--- begin ---

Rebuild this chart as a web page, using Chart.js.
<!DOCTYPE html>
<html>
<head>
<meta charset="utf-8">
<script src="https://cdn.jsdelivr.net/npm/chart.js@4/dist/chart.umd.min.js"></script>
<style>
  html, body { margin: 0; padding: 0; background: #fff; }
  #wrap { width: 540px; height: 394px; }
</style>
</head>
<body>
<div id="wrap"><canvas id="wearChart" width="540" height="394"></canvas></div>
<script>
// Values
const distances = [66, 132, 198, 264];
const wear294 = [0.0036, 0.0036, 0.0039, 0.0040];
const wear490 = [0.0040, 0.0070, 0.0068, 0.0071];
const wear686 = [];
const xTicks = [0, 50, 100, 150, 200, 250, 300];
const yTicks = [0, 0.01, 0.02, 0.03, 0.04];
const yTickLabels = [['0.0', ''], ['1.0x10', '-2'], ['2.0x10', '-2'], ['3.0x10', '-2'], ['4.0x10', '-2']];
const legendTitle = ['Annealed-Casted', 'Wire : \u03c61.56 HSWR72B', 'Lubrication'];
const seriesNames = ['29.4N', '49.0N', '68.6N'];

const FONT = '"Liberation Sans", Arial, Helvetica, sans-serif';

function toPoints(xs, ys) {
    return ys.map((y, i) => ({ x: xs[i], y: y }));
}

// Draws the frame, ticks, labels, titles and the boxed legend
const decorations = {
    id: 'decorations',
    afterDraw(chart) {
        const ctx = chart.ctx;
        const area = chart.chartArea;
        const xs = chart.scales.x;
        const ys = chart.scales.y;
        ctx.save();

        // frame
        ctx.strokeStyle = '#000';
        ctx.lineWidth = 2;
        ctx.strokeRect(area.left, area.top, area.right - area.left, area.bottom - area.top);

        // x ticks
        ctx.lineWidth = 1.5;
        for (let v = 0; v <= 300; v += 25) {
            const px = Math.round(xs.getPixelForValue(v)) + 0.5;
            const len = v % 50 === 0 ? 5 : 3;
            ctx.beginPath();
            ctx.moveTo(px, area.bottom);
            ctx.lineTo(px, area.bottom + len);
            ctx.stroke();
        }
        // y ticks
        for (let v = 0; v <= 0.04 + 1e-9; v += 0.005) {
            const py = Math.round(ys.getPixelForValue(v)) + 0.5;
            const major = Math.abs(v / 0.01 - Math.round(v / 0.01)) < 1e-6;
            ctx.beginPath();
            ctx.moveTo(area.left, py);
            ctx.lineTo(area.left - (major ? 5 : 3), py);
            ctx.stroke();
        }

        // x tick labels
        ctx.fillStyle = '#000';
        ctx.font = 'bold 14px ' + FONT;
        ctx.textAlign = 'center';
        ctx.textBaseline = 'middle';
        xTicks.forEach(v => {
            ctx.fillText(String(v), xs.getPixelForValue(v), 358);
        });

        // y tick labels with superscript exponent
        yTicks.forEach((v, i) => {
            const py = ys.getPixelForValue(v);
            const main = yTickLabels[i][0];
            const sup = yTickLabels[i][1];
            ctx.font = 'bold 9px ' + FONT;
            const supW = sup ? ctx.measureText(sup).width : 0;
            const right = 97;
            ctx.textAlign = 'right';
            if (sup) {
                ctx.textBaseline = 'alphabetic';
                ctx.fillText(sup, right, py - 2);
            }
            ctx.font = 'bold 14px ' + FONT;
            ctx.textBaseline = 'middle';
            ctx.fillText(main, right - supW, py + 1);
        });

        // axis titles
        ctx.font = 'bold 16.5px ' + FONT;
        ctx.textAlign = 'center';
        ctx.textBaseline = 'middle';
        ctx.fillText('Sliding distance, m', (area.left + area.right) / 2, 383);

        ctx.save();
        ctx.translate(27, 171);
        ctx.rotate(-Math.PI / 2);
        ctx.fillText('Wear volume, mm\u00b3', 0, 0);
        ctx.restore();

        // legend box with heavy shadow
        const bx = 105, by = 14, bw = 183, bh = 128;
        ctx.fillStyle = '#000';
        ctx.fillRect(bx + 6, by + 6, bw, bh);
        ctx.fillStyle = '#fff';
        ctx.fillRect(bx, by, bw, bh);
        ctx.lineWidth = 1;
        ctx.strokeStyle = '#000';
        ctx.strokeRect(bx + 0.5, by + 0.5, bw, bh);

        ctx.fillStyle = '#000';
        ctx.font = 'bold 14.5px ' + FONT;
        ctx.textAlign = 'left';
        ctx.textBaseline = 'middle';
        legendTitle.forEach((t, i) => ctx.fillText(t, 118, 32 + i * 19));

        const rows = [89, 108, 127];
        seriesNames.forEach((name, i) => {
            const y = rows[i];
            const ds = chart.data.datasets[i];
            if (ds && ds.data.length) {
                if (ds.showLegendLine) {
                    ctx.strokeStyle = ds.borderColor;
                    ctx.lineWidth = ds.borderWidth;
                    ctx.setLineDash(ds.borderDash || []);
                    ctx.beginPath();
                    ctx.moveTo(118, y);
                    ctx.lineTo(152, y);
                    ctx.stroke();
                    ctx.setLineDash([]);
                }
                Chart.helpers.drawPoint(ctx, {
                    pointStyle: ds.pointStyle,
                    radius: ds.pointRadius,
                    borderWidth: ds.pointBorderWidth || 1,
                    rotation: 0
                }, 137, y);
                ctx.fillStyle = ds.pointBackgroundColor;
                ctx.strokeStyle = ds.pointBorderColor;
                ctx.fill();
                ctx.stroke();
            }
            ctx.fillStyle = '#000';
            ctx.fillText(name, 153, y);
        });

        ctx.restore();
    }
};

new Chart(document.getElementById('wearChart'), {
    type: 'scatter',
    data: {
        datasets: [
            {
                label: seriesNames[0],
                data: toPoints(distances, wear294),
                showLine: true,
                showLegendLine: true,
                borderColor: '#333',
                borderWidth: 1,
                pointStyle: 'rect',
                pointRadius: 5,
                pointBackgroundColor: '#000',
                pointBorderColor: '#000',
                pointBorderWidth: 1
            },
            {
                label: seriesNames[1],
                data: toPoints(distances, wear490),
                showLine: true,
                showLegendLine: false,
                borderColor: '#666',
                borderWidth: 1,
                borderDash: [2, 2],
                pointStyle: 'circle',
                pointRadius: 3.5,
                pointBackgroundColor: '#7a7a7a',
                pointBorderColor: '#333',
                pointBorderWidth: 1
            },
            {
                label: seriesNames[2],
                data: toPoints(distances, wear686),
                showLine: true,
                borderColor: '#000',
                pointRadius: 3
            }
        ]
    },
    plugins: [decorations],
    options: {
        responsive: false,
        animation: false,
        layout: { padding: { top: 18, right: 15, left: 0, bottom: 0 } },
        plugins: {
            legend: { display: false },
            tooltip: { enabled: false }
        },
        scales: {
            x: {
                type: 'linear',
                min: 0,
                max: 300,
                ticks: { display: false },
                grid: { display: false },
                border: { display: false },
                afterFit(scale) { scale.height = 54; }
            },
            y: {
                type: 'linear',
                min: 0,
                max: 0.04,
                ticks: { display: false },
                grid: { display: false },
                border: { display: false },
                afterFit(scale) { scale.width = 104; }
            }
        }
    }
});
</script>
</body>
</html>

--- end ---

Aim: Only the lines from the first line of the material above through the line that contains "ctx.strokeRect(area.left, area.top, area.right" should be quoted, each one exactly.

The answer:
Rebuild this chart as a web page, using Chart.js.
<!DOCTYPE html>
<html>
<head>
<meta charset="utf-8">
<script src="https://cdn.jsdelivr.net/npm/chart.js@4/dist/chart.umd.min.js"></script>
<style>
  html, body { margin: 0; padding: 0; background: #fff; }
  #wrap { width: 540px; height: 394px; }
</style>
</head>
<body>
<div id="wrap"><canvas id="wearChart" width="540" height="394"></canvas></div>
<script>
// Values
const distances = [66, 132, 198, 264];
const wear294 = [0.0036, 0.0036, 0.0039, 0.0040];
const wear490 = [0.0040, 0.0070, 0.0068, 0.0071];
const wear686 = [];
const xTicks = [0, 50, 100, 150, 200, 250, 300];
const yTicks = [0, 0.01, 0.02, 0.03, 0.04];
const yTickLabels = [['0.0', ''], ['1.0x10', '-2'], ['2.0x10', '-2'], ['3.0x10', '-2'], ['4.0x10', '-2']];
const legendTitle = ['Annealed-Casted', 'Wire : \u03c61.56 HSWR72B', 'Lubrication'];
const seriesNames = ['29.4N', '49.0N', '68.6N'];

const FONT = '"Liberation Sans", Arial, Helvetica, sans-serif';

function toPoints(xs, ys) {
    return ys.map((y, i) => ({ x: xs[i], y: y }));
}

// Draws the frame, ticks, labels, titles and the boxed legend
const decorations = {
    id: 'decorations',
    afterDraw(chart) {
        const ctx = chart.ctx;
        const area = chart.chartArea;
        const xs = chart.scales.x;
        const ys = chart.scales.y;
        ctx.save();

        // frame
        ctx.strokeStyle = '#000';
        ctx.lineWidth = 2;
        ctx.strokeRect(area.left, area.top, area.right - area.left, area.bottom - area.top);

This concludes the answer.